Wednesday, July 18, 2007

U.S. Health Care Predator - Big Pharma


The legal and illegal drug industries have one thing in common - big profits. In America, if Big Pharma and its sidekick, federal politicians, have their way that gravy train is just going to keep on rolling.

The Christian Science Monitor has published a scathing review of the Bush regime's Medicare plan, supposed to help elderly Americans afford their prescriptions but actually helping out America's pharmaceutical companies even more:

The White House and Congress claimed the private structure of the program would lead to lower drug prices. In fact, since the program began last year, the opposite has happened, thanks to the lobbying wizards of K Street. A fragmented band of more than 1,400 Part D insurance plans has had little negotiating power with the drug companies. Nor do those plans have much reason to bargain: Part D subsidizes patients on extended and expensive medication regimes at 80 percent.

Most remarkably the bill that Congress pushed through in 2003 didn't let the government negotiate drug prices. Why? Because the US Department of Health and Human Services (HHS) got no authority to define the "formulary" list of drugs for which Medicare will pay. Absent a credible threat to drop from that list any overpriced drugs that have branded alternatives – which the vast majority has – the government lost its negotiating stick.

Surprise! No price competition. So drug companies were able to raise rates for brand-name medications (that have comparable alternatives, but for which there are no generics) at twice the rate of inflation in the first six months of the program. And together, the five largest drug firms enjoyed a 45 percent increase in profits over the prior year.

This year, prices under Medicare private insurance plans for 10 of the most prescribed brand-name drugs (that have comparable alternatives) shot up an average of 6.8 percent in just four months.
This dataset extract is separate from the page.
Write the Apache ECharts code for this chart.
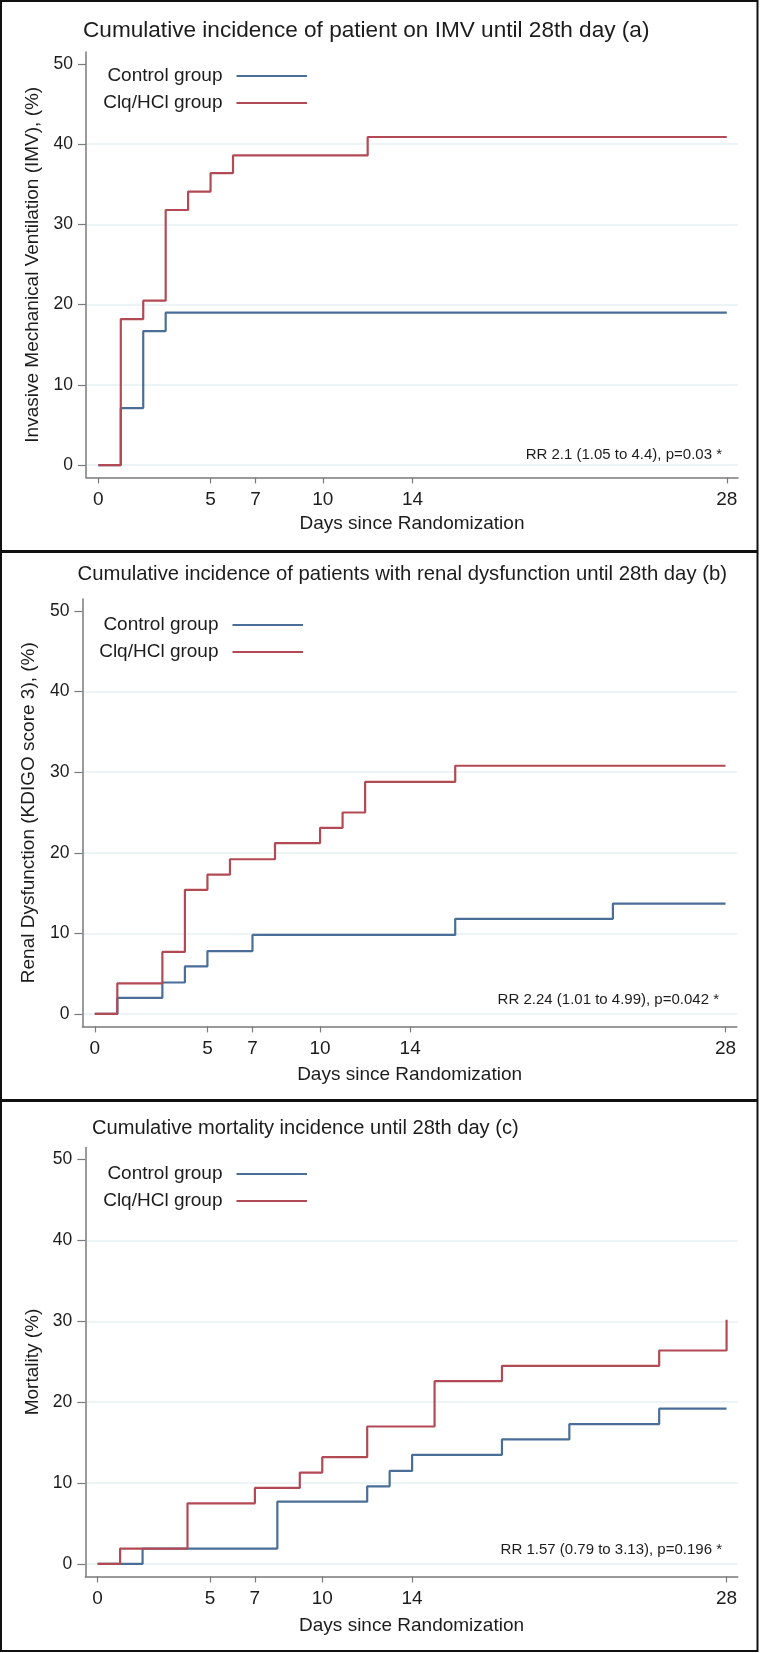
<!DOCTYPE html>
<html><head><meta charset="utf-8">
<script src="https://cdn.jsdelivr.net/npm/echarts@6/dist/echarts.min.js"></script>
<style>html,body{margin:0;padding:0;background:#fff}#c{width:760px;height:1653px}</style>
</head><body><div id="c"></div>
<script>
// ---- text ----
const panelTitles = [
  'Cumulative incidence of patient on IMV until 28th day (a)',
  'Cumulative incidence of patients with renal dysfunction until 28th day (b)',
  'Cumulative mortality incidence until 28th day (c)'
];
const yTitles = [
  'Invasive Mechanical Ventilation (IMV), (%)',
  'Renal Dysfunction (KDIGO score 3), (%)',
  'Mortality (%)'
];
const xTitle = 'Days since Randomization';
const groupNames = ['Control group', 'Clq/HCl group'];
const notes = [
  'RR 2.1 (1.05 to 4.4), p=0.03 *',
  'RR 2.24 (1.01 to 4.99), p=0.042 *',
  'RR 1.57 (0.79 to 3.13), p=0.196 *'
];
// ---- ticks ----
const xTicks = [0, 5, 7, 10, 14, 28];
const yTicks = [0, 10, 20, 30, 40, 50];
// ---- data (day of step, cumulative %) ----
const imvControlDays = [0, 1, 2, 3, 28];
const imvControlPct  = [0, 7.1, 16.7, 19.0, 19.0];
const imvClqDays = [0, 1, 2, 3, 4, 5, 6, 12, 28];
const imvClqPct  = [0, 18.2, 20.5, 31.8, 34.1, 36.4, 38.6, 40.9, 40.9];
const renalControlDays = [0, 1, 3, 4, 5, 7, 16, 23, 28];
const renalControlPct  = [0, 2.0, 3.9, 5.9, 7.8, 9.8, 11.8, 13.7, 13.7];
const renalClqDays = [0, 1, 3, 4, 5, 6, 8, 10, 11, 12, 16, 28];
const renalClqPct  = [0, 3.8, 7.7, 15.4, 17.3, 19.2, 21.2, 23.1, 25.0, 28.8, 30.8, 30.8];
const mortControlDays = [0, 2, 8, 12, 13, 14, 18, 21, 25, 28];
const mortControlPct  = [0, 1.9, 7.7, 9.6, 11.5, 13.5, 15.4, 17.3, 19.2, 19.2];
const mortClqDays = [0, 1, 4, 7, 9, 10, 12, 15, 18, 25, 28];
const mortClqPct  = [0, 1.9, 7.5, 9.4, 11.3, 13.2, 17.0, 22.6, 24.5, 26.4, 30.2];

const zip = (a, b) => a.map((d, i) => [d, b[i]]);
const panelData = [
  [zip(imvControlDays, imvControlPct), zip(imvClqDays, imvClqPct)],
  [zip(renalControlDays, renalControlPct), zip(renalClqDays, renalClqPct)],
  [zip(mortControlDays, mortControlPct), zip(mortClqDays, mortClqPct)]
];

// ---- layout / style ----
const FONT = '"Liberation Sans", Arial, sans-serif';
const TXT = '#1c1c1c';
const AX = '#7a7a7a';
const GRIDC = '#e6f0f2';
const COLORS = ['#4a6e97', '#b24a56'];
const layout = [
  {left: 86,   top: 52,     w: 652,   h: 425.5, tLeft: 83,   tTop: 19,    tSize: 22.6, lTop: 66,   lRight: 453, nx: 722, ny: 455,    yGap: 43.5, xGap: 36.5},
  {left: 82.4, top: 599,    w: 654.4, h: 427.4, tLeft: 77.6, tTop: 564.8, tSize: 20.3, lTop: 615,  lRight: 457, nx: 719, ny: 999.6,  yGap: 44,   xGap: 39},
  {left: 85.3, top: 1147.5, w: 652.5, h: 429,   tLeft: 92,   tTop: 1118.8,tSize: 20.1, lTop: 1164, lRight: 453, nx: 722, ny: 1549.6, yGap: 42,   xGap: 40}
];

const grid = [], xAxis = [], yAxis = [], title = [], legend = [], series = [];
const graphic = [
  {type: 'rect', shape: {x: 1, y: 1, width: 756.5, height: 1650}, style: {fill: 'none', stroke: '#111', lineWidth: 2}},
  {type: 'line', shape: {x1: 0, y1: 551.5, x2: 758, y2: 551.5}, style: {stroke: '#111', lineWidth: 3}},
  {type: 'line', shape: {x1: 0, y1: 1100.5, x2: 758, y2: 1100.5}, style: {stroke: '#111', lineWidth: 3}}
];

layout.forEach((p, i) => {
  grid.push({left: p.left, top: p.top, width: p.w, height: p.h});
  xAxis.push({
    type: 'value', gridIndex: i, min: -0.55, max: 28.5,
    name: xTitle, nameLocation: 'middle', nameGap: p.xGap,
    nameTextStyle: {fontFamily: FONT, fontSize: 19, color: TXT},
    axisLine: {show: true, onZero: false, lineStyle: {color: AX, width: 1.5}},
    axisTick: {show: true, length: 6, customValues: xTicks, lineStyle: {color: AX, width: 1.2}},
    axisLabel: {customValues: xTicks, margin: 13, fontFamily: FONT, fontSize: 19, color: TXT},
    splitLine: {show: false}
  });
  yAxis.push({
    type: 'value', gridIndex: i, min: -1.55, max: 51.5,
    name: yTitles[i], nameLocation: 'middle', nameGap: p.yGap,
    nameTextStyle: {fontFamily: FONT, fontSize: 19, color: TXT},
    axisLine: {show: true, onZero: false, lineStyle: {color: AX, width: 1.5}},
    axisTick: {show: true, length: 8, customValues: yTicks, lineStyle: {color: AX, width: 1.2}},
    axisLabel: {customValues: yTicks, margin: 13, fontFamily: FONT, fontSize: 17.5, color: TXT},
    splitLine: {show: true, lineStyle: {color: [GRIDC, GRIDC, GRIDC, GRIDC, GRIDC, 'rgba(0,0,0,0)'], width: 1.5}}
  });
  title.push({
    text: panelTitles[i], left: p.tLeft, top: p.tTop, padding: 0,
    textStyle: {fontFamily: FONT, fontSize: p.tSize, fontWeight: 'normal', color: TXT}
  });
  legend.push({
    data: groupNames, orient: 'vertical', align: 'right', right: p.lRight, top: p.lTop,
    padding: 0, icon: 'rect', itemWidth: 70.5, itemHeight: 2, itemGap: 7,
    textStyle: {fontFamily: FONT, fontSize: 19, color: TXT, lineHeight: 20, padding: [0, 9, 0, 0]}
  });
  groupNames.forEach((name, k) => {
    series.push({
      name, type: 'line', step: 'end', xAxisIndex: i, yAxisIndex: i,
      data: panelData[i][k], symbol: 'none', color: COLORS[k], z: 2 + k,
      lineStyle: {color: COLORS[k], width: 2.2}
    });
  });
  graphic.push({
    type: 'text', x: p.nx, y: p.ny,
    style: {text: notes[i], fontFamily: FONT, fontSize: 15, fill: TXT, align: 'right', verticalAlign: 'middle'}
  });
});

const chart = echarts.init(document.getElementById('c'), null, {renderer: 'canvas'});
chart.setOption({animation: false, backgroundColor: '#fff', title, legend, grid, xAxis, yAxis, series, graphic});
</script></body></html>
When the bill was being debated, taxpayers were told the program would cost $400 billion. Today, realistic estimates put the figure at more than $1 trillion. The big drug companies, of course, love this. All those multiyear investments in lobbying have paid off – allowing them to use your tax dollars to boost their earnings.
So, let's see what we've got here. A programme that's touted as helping needy Americans that actually helps out American corporations already awash in cash. Gee that sounds like Bush/Cheney, doesn't it?